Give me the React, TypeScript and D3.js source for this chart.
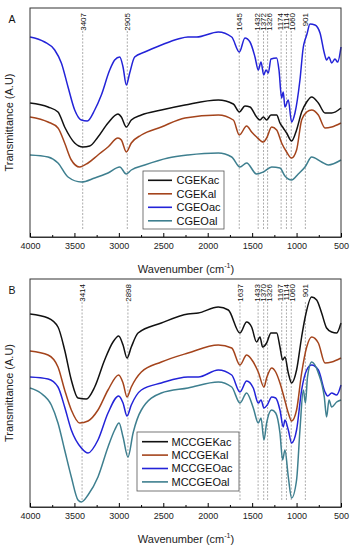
import React, { useEffect, useRef } from "react";
import * as d3 from "d3";

const W = 352;
const H = 550;

// wavenumber axis
const wnMajor = [4000, 3500, 3000, 2500, 2000, 1500, 1000, 500];
const wnMinor = [3750, 3250, 2750, 2250, 1750, 1250, 750];

// marked bands
const peaksA = [3407, 2905, 1645, 1432, 1372, 1326, 1174, 1114, 1060, 901];
const peaksB = [3414, 2898, 1637, 1433, 1370, 1326, 1167, 1114, 1060, 901];

const namesA = ["CGEKac", "CGEKal", "CGEOac", "CGEOal"];
const namesB = ["MCCGEKac", "MCCGEKal", "MCCGEOac", "MCCGEOal"];
const colors = ["#111111", "#a4441c", "#2323d8", "#3e7f8f"];

// panel A spectra  [wavenumber, transmittance (a.u.)]
const cgekac: [number, number][] = [
  [4000, 134], [3797, 130], [3685, 125], [3610, 110], [3497, 94], [3404, 90], [3328, 91], [3235, 100],
  [3122, 114], [3010, 123], [2972, 120], [2916, 110], [2860, 117], [2747, 122], [2522, 127], [2256, 132],
  [1881, 137], [1712, 133], [1644, 125], [1581, 131], [1524, 130], [1450, 120], [1412, 117], [1374, 120],
  [1337, 117], [1288, 122], [1224, 122], [1187, 114], [1150, 109], [1112, 104], [1056, 96], [1000, 107],
  [943, 125], [886, 135], [830, 140], [755, 134], [680, 124], [605, 124], [500, 129],
];
const cgekal: [number, number][] = [
  [4000, 120], [3797, 115], [3685, 109], [3610, 94], [3535, 77], [3441, 70], [3347, 74], [3235, 82],
  [3122, 90], [3010, 99], [2972, 97], [2916, 85], [2860, 94], [2747, 102], [2522, 110], [2256, 119],
  [1881, 122], [1712, 117], [1644, 102], [1562, 111], [1506, 105], [1450, 100], [1374, 95], [1337, 99],
  [1280, 110], [1224, 107], [1168, 94], [1112, 85], [1056, 79], [1000, 87], [943, 117], [886, 125],
  [830, 127], [755, 122], [680, 109], [605, 110], [500, 114],
];
const cgeoac: [number, number][] = [
  [4000, 200], [3835, 195], [3722, 187], [3647, 174], [3572, 150], [3497, 127], [3422, 117], [3355, 116],
  [3272, 127], [3197, 142], [3103, 167], [3047, 177], [2990, 180], [2953, 170], [2916, 152], [2878, 164],
  [2822, 180], [2709, 185], [2522, 192], [2334, 198], [2222, 200], [2124, 200], [1881, 205], [1730, 200],
  [1644, 185], [1581, 199], [1524, 195], [1468, 180], [1431, 167], [1400, 175], [1370, 162], [1344, 167],
  [1318, 164], [1288, 178], [1224, 179], [1198, 167], [1168, 139], [1150, 145], [1131, 130], [1093, 137],
  [1056, 115], [1018, 124], [962, 157], [924, 190], [905, 197], [886, 202], [849, 213], [793, 212],
  [736, 204], [688, 184], [662, 177], [635, 180], [605, 174], [568, 178], [538, 175], [500, 190],
];
const cgeoal: [number, number][] = [
  [4000, 82], [3797, 80], [3685, 74], [3572, 60], [3422, 55], [3272, 59], [3122, 64], [2990, 70],
  [2916, 63], [2860, 67], [2709, 72], [2447, 79], [2222, 82], [1881, 84], [1730, 80], [1637, 70],
  [1562, 74], [1450, 63], [1374, 65], [1280, 70], [1187, 69], [1131, 61], [1056, 57], [981, 63],
  [905, 70], [830, 80], [718, 75], [643, 72], [500, 77],
];

// panel B spectra
const mccgekac: [number, number][] = [
  [4000, 193], [3797, 189], [3685, 180], [3610, 157], [3535, 127], [3460, 109], [3366, 108], [3272, 120],
  [3160, 147], [3066, 165], [3002, 171], [2953, 162], [2908, 149], [2860, 160], [2784, 174], [2522, 184],
  [2222, 193], [2106, 194], [1881, 200], [1768, 197], [1637, 174], [1562, 185], [1506, 180], [1450, 165],
  [1412, 170], [1382, 160], [1337, 164], [1288, 174], [1224, 174], [1187, 160], [1157, 147], [1131, 150],
  [1093, 134], [1056, 124], [1000, 137], [943, 170], [905, 189], [830, 210], [774, 207], [718, 194],
  [662, 179], [605, 175], [549, 174], [500, 184],
];
const mccgekal: [number, number][] = [
  [4000, 156], [3797, 152], [3685, 140], [3610, 117], [3535, 97], [3441, 84], [3347, 86], [3235, 97],
  [3122, 117], [3002, 132], [2953, 124], [2908, 110], [2860, 120], [2747, 135], [2522, 145], [2222, 154],
  [1881, 162], [1730, 159], [1637, 142], [1562, 152], [1487, 145], [1431, 135], [1367, 120], [1337, 129],
  [1280, 139], [1235, 135], [1187, 124], [1142, 110], [1093, 94], [1056, 86], [1000, 97], [943, 134],
  [886, 160], [830, 170], [755, 164], [680, 144], [605, 145], [500, 149],
];
const mccgeoac: [number, number][] = [
  [4000, 130], [3797, 128], [3685, 120], [3610, 100], [3535, 77], [3422, 59], [3347, 54], [3235, 67],
  [3122, 94], [3002, 111], [2953, 104], [2908, 91], [2860, 102], [2747, 117], [2522, 124], [2222, 130],
  [2106, 130], [1881, 137], [1730, 132], [1637, 115], [1562, 126], [1487, 119], [1431, 104], [1400, 107],
  [1367, 99], [1330, 102], [1280, 110], [1235, 109], [1187, 97], [1150, 80], [1131, 87], [1093, 77],
  [1056, 64], [1000, 77], [943, 117], [886, 137], [830, 142], [755, 137], [680, 115], [650, 111],
  [605, 114], [549, 112], [500, 122],
];
const mccgeoal: [number, number][] = [
  [4000, 119], [3880, 114], [3760, 102], [3685, 84], [3610, 57], [3535, 30], [3460, 7], [3422, 5],
  [3347, 12], [3235, 30], [3122, 60], [3047, 77], [2998, 84], [2953, 70], [2897, 50], [2840, 74],
  [2747, 97], [2522, 114], [2222, 119], [1881, 125], [1730, 120], [1637, 104], [1562, 114], [1487, 99],
  [1431, 84], [1400, 89], [1367, 67], [1337, 84], [1280, 97], [1235, 94], [1187, 74], [1157, 47],
  [1131, 57], [1093, 30], [1056, 9], [1000, 27], [962, 77], [924, 117], [900, 104], [877, 130],
  [830, 145], [755, 134], [688, 110], [662, 90], [635, 107], [605, 100], [549, 105], [500, 107],
];

const font = "Arial, 'Liberation Sans', sans-serif";

const panels = [
  {
    tag: "A", top: 8, bottom: 237, peaks: peaksA, names: namesA,
    series: [cgekac, cgekal, cgeoac, cgeoal],
    legend: { x: 143, y: 171, w: 81, h: 58, l0: 148, l1: 172, tx: 176.5, r0: 180.3, dr: 13.5 },
  },
  {
    tag: "B", top: 279, bottom: 507, peaks: peaksB, names: namesB,
    series: [mccgekac, mccgekal, mccgeoac, mccgeoal],
    legend: { x: 137, y: 432, w: 102, h: 59, l0: 142, l1: 168, tx: 171.5, r0: 441.7, dr: 13.4 },
  },
];

export default function App() {
  const ref = useRef<SVGSVGElement>(null);

  useEffect(() => {
    const svg = d3.select(ref.current);
    svg.selectAll("*").remove();

    const x = d3.scaleLinear().domain([4000, 500]).range([30, 341]);

    panels.forEach((p) => {
      const y = d3.scaleLinear().domain([0, p.bottom - p.top]).range([p.bottom, p.top]);
      const g = svg.append("g");

      // dashed band markers
      g.selectAll(".band")
        .data(p.peaks)
        .enter()
        .append("line")
        .attr("x1", (d) => x(d))
        .attr("x2", (d) => x(d))
        .attr("y1", p.top + 23)
        .attr("y2", p.bottom - 7)
        .attr("stroke", "#8a8a8a")
        .attr("stroke-width", 0.7)
        .attr("stroke-dasharray", "2,1.5");

      // spread close labels a little
      const pos = p.peaks.map((d) => x(d));
      const gap = 5.8;
      for (let it = 0; it < 40; it++) {
        for (let i = 1; i < pos.length; i++) {
          const dd = pos[i] - pos[i - 1];
          if (dd < gap) {
            const s = (gap - dd) / 2;
            pos[i - 1] -= s;
            pos[i] += s;
          }
        }
      }
      g.selectAll(".plab")
        .data(p.peaks)
        .enter()
        .append("text")
        .attr("transform", (d, i) => `translate(${pos[i]},${p.top + 5}) rotate(-90)`)
        .attr("dy", "0.35em")
        .attr("text-anchor", "end")
        .attr("font-family", font)
        .attr("font-size", 8)
        .attr("fill", "#111")
        .text((d) => d);

      // spectra
      const line = d3
        .line<[number, number]>()
        .x((d) => x(d[0]))
        .y((d) => y(d[1]))
        .curve(d3.curveMonotoneX);
      p.series.forEach((s, i) => {
        g.append("path")
          .attr("d", line(s))
          .attr("fill", "none")
          .attr("stroke", colors[i])
          .attr("stroke-width", 1.5)
          .attr("stroke-linejoin", "round");
      });

      // frame
      g.append("rect")
        .attr("x", 30)
        .attr("y", p.top)
        .attr("width", 311)
        .attr("height", p.bottom - p.top)
        .attr("fill", "none")
        .attr("stroke", "#333")
        .attr("stroke-width", 1);

      // bottom axis, ticks inward
      const ax = g.append("g").attr("transform", `translate(0,${p.bottom})`);
      ax.call(
        d3.axisBottom(x).tickValues(wnMajor).tickSizeInner(-4).tickSizeOuter(0).tickPadding(6).tickFormat(d3.format("d"))
      );
      ax.select(".domain").attr("stroke", "#333");
      ax.selectAll("text").attr("font-family", font).attr("font-size", 9).attr("fill", "#222");
      const mn = g.append("g").attr("transform", `translate(0,${p.bottom})`);
      mn.call(d3.axisBottom(x).tickValues(wnMinor).tickSize(-2).tickFormat(() => ""));
      mn.select(".domain").remove();

      // axis titles
      const t = g
        .append("text")
        .attr("x", 186)
        .attr("y", p.bottom + 36)
        .attr("text-anchor", "middle")
        .attr("font-family", font)
        .attr("font-size", 11)
        .attr("fill", "#222");
      t.append("tspan").text("Wavenumber (cm");
      t.append("tspan").attr("dy", -5).attr("font-size", 7).text("-1");
      t.append("tspan").attr("dy", 5).text(")");

      g.append("text")
        .attr("transform", `translate(13,${(p.top + p.bottom) / 2}) rotate(-90)`)
        .attr("text-anchor", "middle")
        .attr("font-family", font)
        .attr("font-size", 11)
        .attr("fill", "#222")
        .text("Transmittance (A.U)");

      g.append("text")
        .attr("x", 12)
        .attr("y", p.top + 15)
        .attr("text-anchor", "middle")
        .attr("font-family", font)
        .attr("font-size", 10.5)
        .attr("fill", "#111")
        .text(p.tag);

      // legend
      const L = p.legend;
      const lg = g.append("g");
      lg.append("rect")
        .attr("x", L.x)
        .attr("y", L.y)
        .attr("width", L.w)
        .attr("height", L.h)
        .attr("fill", "#fff")
        .attr("stroke", "#555")
        .attr("stroke-width", 0.8);
      p.names.forEach((n, i) => {
        const yy = L.r0 + i * L.dr;
        lg.append("line")
          .attr("x1", L.l0)
          .attr("x2", L.l1)
          .attr("y1", yy)
          .attr("y2", yy)
          .attr("stroke", colors[i])
          .attr("stroke-width", 1.6);
        lg.append("text")
          .attr("x", L.tx)
          .attr("y", yy)
          .attr("dy", "0.35em")
          .attr("font-family", font)
          .attr("font-size", 11)
          .attr("fill", "#111")
          .text(n);
      });
    });
  }, []);

  return (
    <svg
      ref={ref}
      width={W}
      height={H}
      style={{ position: "absolute", left: 0, top: 0, background: "#fff" }}
    />
  );
}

# # # # # # #

WHAT IS NEEDED: Repeat, exactly and in full, each line from the start of the data to the line that contains "const wnMinor = [3750, 3250, 2750, 2250, 1750, 1250, 750];". Pictures do not go in.

SOLUTION BELOW:
Give me the React, TypeScript and D3.js source for this chart.
import React, { useEffect, useRef } from "react";
import * as d3 from "d3";

const W = 352;
const H = 550;

// wavenumber axis
const wnMajor = [4000, 3500, 3000, 2500, 2000, 1500, 1000, 500];
const wnMinor = [3750, 3250, 2750, 2250, 1750, 1250, 750];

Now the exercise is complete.